Gallery tag with gourd definition is included:
This Is A Vegetable?
Gourds are hard-shelled members of the squash and pumpkin families. They grow in a variety of shapes, and, once dried, are suited for many uses. Natives in many cultures grew them for use as containers, scoops, rattles, masks, and other ceremonial and functional vessels. American Southwest, Plains, California, and Northern/Eastern Woodlands Indian Nations used them in their daily routines for centuries, but upon their arrival, early settlers soon discovered their value.
Grown in a field for several months, a gourd after harvest must cure properly, taking months to dry and harden, slowly and evenly. Only then is it ready to serve its purpose, which may vary from holding sacred herbs and stones during ceremonies, to being coated with beeswax, filled with water, and tied to a saddle or backpack as a canteen, or indeed, simply a beautiful piece of art. There are some 25 different varieties, ranging from tiny "jewelry" gourds as small as two inches, to huge 18-inch diameter giants. When dry, they can be carved into vessels and other functional art.

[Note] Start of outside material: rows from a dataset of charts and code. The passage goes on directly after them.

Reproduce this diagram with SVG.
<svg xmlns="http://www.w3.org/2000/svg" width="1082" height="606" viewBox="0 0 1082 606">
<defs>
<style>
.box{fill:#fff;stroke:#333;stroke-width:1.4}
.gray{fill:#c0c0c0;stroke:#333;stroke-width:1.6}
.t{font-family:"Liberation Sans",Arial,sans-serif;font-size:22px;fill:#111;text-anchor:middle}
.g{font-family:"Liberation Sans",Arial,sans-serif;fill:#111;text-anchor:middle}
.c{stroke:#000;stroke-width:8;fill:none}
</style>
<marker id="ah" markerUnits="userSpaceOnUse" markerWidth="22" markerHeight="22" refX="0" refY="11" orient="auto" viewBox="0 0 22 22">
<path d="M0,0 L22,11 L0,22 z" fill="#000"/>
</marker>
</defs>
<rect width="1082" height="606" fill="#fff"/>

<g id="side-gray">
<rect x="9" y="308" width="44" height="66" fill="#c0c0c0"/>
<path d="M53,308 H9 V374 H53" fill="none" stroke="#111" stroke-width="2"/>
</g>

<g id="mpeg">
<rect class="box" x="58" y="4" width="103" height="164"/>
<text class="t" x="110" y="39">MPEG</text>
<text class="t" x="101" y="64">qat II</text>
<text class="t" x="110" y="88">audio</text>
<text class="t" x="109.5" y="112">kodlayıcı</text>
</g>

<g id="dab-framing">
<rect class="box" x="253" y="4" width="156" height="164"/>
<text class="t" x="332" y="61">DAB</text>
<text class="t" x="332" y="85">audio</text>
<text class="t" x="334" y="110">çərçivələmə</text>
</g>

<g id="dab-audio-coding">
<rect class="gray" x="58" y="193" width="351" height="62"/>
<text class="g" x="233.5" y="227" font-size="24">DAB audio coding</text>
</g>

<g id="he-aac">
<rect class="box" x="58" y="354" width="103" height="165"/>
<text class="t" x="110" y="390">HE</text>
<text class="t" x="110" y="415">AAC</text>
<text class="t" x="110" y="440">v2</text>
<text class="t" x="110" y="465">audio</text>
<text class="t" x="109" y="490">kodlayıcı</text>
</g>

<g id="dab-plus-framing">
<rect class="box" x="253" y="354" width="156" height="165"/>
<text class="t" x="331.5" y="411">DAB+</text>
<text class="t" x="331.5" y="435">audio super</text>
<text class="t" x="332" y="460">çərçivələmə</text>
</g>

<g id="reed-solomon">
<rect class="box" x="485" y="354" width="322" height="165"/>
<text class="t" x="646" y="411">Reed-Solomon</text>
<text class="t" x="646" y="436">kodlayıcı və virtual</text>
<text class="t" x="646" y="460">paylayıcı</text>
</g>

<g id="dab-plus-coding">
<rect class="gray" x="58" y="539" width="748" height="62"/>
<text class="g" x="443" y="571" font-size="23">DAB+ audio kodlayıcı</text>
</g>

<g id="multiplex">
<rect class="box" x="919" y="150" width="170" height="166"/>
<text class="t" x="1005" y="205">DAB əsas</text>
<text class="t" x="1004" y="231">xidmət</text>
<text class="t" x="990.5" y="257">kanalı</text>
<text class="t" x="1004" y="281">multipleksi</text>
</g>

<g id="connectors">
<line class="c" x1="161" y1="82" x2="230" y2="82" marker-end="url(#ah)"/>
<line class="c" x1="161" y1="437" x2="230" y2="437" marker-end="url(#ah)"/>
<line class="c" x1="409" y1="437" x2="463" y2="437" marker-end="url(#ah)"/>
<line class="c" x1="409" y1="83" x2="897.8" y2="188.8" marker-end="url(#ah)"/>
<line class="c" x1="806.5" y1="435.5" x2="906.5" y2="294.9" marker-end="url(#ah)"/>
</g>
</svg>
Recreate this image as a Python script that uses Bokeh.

Carefully coaxing lids and creatures from the hard, dry surface requires careful and gentle strokes of the knife. The thinner the gourd, the more easily broken is the shell. The thicker the gourd, the harder it is to carve without using force, which causes breakage. Cleaning the seed ball and membrane from the interior of the gourd is sometimes painstakingly slow. The result, however, reveals a velvet-like interior which can be dyed, painted, coated with wax or other finishes, or left in its natural splendor. To keep it looking its best, dust with a soft cloth. Each gourd presents its own challenges to emerge as a work of art, and offers a prayer for its owner.